Task objective
Please repeat all of the lines that follow, exactly as written.

Data extract

========================================================================

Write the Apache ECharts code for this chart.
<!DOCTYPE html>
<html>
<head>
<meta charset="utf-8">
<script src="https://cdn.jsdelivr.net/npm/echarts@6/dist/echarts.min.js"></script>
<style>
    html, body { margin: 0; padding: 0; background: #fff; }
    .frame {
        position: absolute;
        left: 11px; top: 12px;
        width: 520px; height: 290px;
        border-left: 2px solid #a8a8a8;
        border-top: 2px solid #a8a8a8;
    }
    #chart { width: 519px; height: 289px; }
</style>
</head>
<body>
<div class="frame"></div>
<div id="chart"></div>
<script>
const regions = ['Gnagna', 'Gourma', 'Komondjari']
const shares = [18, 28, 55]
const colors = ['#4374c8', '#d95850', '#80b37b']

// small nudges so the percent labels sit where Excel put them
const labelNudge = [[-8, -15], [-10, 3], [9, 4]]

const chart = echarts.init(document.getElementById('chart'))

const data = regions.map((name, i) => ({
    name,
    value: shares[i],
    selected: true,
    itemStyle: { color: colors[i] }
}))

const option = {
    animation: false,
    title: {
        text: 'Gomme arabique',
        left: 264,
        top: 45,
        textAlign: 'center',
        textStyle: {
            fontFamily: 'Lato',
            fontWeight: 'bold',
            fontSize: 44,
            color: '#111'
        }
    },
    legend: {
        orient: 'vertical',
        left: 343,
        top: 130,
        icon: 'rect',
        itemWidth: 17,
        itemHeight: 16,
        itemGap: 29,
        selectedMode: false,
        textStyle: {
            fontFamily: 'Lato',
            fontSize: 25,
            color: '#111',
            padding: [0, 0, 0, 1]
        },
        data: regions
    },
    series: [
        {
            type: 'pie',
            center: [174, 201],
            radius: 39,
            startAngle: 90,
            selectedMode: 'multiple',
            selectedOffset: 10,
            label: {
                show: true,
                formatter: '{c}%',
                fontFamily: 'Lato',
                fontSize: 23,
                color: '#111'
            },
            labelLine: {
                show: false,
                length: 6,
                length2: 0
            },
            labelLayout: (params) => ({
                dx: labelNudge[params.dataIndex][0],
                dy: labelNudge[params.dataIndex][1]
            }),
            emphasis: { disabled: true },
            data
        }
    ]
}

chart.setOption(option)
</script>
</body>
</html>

========================================================================

Solution below
Write the Apache ECharts code for this chart.
<!DOCTYPE html>
<html>
<head>
<meta charset="utf-8">
<script src="https://cdn.jsdelivr.net/npm/echarts@6/dist/echarts.min.js"></script>
<style>
    html, body { margin: 0; padding: 0; background: #fff; }
    .frame {
        position: absolute;
        left: 11px; top: 12px;
        width: 520px; height: 290px;
        border-left: 2px solid #a8a8a8;
        border-top: 2px solid #a8a8a8;
    }
    #chart { width: 519px; height: 289px; }
</style>
</head>
<body>
<div class="frame"></div>
<div id="chart"></div>
<script>
const regions = ['Gnagna', 'Gourma', 'Komondjari']
const shares = [18, 28, 55]
const colors = ['#4374c8', '#d95850', '#80b37b']

// small nudges so the percent labels sit where Excel put them
const labelNudge = [[-8, -15], [-10, 3], [9, 4]]

const chart = echarts.init(document.getElementById('chart'))

const data = regions.map((name, i) => ({
    name,
    value: shares[i],
    selected: true,
    itemStyle: { color: colors[i] }
}))

const option = {
    animation: false,
    title: {
        text: 'Gomme arabique',
        left: 264,
        top: 45,
        textAlign: 'center',
        textStyle: {
            fontFamily: 'Lato',
            fontWeight: 'bold',
            fontSize: 44,
            color: '#111'
        }
    },
    legend: {
        orient: 'vertical',
        left: 343,
        top: 130,
        icon: 'rect',
        itemWidth: 17,
        itemHeight: 16,
        itemGap: 29,
        selectedMode: false,
        textStyle: {
            fontFamily: 'Lato',
            fontSize: 25,
            color: '#111',
            padding: [0, 0, 0, 1]
        },
        data: regions
    },
    series: [
        {
            type: 'pie',
            center: [174, 201],
            radius: 39,
            startAngle: 90,
            selectedMode: 'multiple',
            selectedOffset: 10,
            label: {
                show: true,
                formatter: '{c}%',
                fontFamily: 'Lato',
                fontSize: 23,
                color: '#111'
            },
            labelLine: {
                show: false,
                length: 6,
                length2: 0
            },
            labelLayout: (params) => ({
                dx: labelNudge[params.dataIndex][0],
                dy: labelNudge[params.dataIndex][1]
            }),
            emphasis: { disabled: true },
            data
        }
    ]
}

chart.setOption(option)
</script>
</body>
</html>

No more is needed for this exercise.